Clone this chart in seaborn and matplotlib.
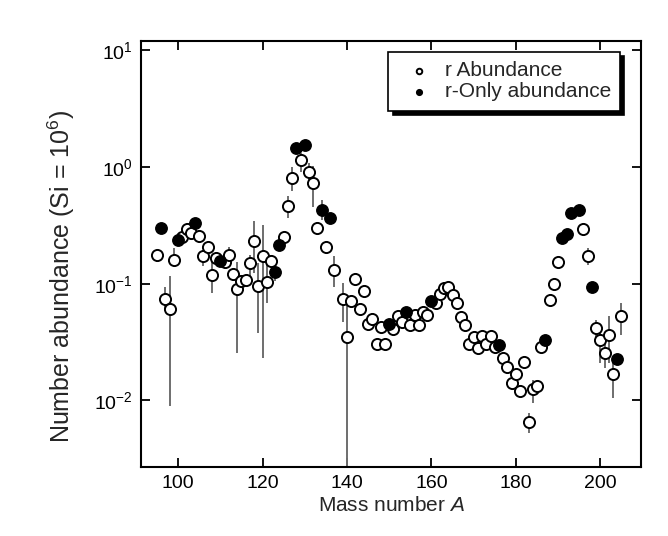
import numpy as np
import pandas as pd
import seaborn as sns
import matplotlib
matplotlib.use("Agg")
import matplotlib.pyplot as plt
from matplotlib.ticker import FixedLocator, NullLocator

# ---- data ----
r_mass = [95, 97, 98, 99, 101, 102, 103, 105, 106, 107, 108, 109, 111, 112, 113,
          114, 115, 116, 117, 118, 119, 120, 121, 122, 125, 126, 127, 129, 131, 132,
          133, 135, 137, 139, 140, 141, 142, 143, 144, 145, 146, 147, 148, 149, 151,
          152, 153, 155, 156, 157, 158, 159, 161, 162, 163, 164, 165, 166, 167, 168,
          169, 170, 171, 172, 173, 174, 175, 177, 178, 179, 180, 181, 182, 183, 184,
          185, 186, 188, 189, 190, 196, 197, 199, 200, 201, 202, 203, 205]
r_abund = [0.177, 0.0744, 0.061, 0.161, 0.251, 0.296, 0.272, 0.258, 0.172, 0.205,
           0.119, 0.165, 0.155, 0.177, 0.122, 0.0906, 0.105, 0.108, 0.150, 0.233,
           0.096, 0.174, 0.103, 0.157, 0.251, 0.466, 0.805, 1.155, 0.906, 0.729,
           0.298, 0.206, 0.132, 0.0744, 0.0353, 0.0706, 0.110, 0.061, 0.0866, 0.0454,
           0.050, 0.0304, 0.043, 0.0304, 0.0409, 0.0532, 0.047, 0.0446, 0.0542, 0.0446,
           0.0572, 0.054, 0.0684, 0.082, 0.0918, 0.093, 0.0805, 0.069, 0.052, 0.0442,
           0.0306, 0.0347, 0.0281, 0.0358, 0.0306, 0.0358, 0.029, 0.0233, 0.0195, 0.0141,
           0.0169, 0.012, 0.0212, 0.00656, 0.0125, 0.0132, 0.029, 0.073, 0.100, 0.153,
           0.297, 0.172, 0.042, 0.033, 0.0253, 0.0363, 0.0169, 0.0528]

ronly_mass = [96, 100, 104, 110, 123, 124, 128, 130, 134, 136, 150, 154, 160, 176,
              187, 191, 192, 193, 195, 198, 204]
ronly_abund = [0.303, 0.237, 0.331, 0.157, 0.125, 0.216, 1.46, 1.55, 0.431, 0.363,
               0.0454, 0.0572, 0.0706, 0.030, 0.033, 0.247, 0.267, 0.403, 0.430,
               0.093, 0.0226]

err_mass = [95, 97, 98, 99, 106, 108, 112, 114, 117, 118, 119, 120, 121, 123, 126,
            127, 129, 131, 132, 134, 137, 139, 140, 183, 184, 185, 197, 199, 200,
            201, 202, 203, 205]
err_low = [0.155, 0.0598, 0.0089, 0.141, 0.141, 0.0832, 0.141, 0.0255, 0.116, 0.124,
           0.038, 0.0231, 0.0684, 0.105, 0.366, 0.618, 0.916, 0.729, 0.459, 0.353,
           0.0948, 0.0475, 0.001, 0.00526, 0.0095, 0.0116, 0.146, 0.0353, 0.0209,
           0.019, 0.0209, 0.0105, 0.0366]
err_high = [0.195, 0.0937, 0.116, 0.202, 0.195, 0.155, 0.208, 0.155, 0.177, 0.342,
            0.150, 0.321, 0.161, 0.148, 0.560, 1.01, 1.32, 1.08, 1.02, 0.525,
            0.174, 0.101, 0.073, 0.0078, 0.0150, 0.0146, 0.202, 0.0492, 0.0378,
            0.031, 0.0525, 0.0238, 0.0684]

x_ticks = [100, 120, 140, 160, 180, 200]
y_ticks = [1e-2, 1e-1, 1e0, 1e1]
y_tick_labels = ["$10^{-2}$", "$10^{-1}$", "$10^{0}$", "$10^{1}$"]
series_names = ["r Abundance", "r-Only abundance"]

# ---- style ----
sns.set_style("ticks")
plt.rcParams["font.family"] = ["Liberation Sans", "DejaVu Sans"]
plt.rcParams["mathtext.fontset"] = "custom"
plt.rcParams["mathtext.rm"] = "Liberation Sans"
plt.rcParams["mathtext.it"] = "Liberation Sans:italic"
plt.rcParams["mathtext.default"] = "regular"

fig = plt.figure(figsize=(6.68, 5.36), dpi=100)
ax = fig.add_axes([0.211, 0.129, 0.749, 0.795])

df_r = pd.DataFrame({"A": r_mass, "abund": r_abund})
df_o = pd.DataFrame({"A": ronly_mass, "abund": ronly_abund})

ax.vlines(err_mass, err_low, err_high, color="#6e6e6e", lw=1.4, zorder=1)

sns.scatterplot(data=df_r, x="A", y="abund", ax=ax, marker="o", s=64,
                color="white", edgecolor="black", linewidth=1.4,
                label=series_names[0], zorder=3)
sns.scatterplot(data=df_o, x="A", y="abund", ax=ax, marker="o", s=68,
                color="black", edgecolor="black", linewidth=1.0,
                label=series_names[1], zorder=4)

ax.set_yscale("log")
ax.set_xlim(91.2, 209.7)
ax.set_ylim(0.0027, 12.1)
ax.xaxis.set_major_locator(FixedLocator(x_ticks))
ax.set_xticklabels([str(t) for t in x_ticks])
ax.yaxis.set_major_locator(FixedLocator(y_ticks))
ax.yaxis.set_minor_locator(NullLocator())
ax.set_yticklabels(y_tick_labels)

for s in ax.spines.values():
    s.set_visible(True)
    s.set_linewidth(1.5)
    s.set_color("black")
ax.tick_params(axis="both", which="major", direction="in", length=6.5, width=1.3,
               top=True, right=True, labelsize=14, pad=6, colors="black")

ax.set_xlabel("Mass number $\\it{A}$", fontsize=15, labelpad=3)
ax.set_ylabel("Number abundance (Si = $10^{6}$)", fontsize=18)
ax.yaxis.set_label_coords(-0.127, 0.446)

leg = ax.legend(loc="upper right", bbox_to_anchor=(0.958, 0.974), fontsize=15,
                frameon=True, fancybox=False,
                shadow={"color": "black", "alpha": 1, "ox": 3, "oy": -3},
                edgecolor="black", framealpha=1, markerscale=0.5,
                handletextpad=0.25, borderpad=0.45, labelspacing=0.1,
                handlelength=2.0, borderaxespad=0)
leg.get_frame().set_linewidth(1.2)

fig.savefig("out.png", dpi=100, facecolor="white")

- - -

### Request
Make an exact copy of the lines from the top of the material through the line with "from matplotlib.ticker import", pictures excluded.

### Solved problem
Clone this chart in seaborn and matplotlib.
import numpy as np
import pandas as pd
import seaborn as sns
import matplotlib
matplotlib.use("Agg")
import matplotlib.pyplot as plt
from matplotlib.ticker import FixedLocator, NullLocator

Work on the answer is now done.